EXERCISE DIRECTIONS -
From the listing below, return each line that includes "React".
— begin —
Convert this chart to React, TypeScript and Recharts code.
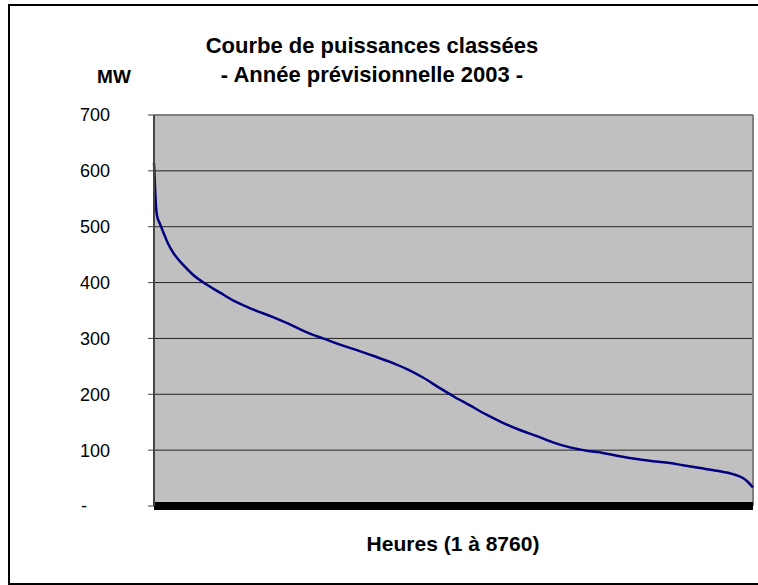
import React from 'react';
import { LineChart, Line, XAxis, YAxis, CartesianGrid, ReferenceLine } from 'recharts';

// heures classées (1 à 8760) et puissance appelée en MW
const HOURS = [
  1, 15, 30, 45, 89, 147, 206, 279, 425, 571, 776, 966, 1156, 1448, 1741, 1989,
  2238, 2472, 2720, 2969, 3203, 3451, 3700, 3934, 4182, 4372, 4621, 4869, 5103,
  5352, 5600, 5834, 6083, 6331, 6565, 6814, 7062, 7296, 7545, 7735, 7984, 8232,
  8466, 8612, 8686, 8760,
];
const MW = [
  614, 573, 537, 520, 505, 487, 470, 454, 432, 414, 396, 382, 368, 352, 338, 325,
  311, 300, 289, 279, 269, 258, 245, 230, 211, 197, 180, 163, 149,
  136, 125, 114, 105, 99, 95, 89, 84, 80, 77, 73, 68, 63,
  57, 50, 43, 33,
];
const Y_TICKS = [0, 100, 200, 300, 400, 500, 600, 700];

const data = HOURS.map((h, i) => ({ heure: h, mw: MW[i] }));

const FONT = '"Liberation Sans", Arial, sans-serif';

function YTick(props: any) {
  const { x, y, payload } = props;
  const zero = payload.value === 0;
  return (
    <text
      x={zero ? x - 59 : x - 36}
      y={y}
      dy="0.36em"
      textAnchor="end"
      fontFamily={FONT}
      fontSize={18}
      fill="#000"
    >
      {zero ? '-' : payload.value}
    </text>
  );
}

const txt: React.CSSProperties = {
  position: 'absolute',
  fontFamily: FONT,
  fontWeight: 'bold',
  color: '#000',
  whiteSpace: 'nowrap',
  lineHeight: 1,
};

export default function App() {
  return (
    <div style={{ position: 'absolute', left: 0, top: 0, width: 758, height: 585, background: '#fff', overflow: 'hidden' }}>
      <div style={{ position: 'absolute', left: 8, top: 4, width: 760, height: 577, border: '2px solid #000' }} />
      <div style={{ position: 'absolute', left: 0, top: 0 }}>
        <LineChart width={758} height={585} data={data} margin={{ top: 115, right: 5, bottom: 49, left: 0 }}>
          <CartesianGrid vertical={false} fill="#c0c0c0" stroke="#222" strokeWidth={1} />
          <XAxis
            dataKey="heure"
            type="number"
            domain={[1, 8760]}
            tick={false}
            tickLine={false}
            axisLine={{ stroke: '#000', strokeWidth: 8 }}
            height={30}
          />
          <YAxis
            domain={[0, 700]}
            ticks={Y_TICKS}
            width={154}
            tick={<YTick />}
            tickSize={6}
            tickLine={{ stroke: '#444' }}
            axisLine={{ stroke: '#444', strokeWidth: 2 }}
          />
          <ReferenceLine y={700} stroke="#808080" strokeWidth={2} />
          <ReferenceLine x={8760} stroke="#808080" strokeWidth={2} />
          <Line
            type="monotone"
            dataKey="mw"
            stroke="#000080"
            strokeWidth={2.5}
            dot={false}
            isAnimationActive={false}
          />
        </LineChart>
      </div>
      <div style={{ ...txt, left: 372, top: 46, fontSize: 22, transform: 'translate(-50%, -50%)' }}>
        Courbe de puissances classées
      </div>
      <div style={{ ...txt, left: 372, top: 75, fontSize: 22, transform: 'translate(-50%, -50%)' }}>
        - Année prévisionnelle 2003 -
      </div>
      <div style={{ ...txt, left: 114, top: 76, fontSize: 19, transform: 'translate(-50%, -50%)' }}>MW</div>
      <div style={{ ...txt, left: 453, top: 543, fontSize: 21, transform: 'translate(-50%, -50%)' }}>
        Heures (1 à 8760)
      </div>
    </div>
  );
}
— end —
SOLUTION -
Convert this chart to React, TypeScript and Recharts code.
import React from 'react';
const txt: React.CSSProperties = {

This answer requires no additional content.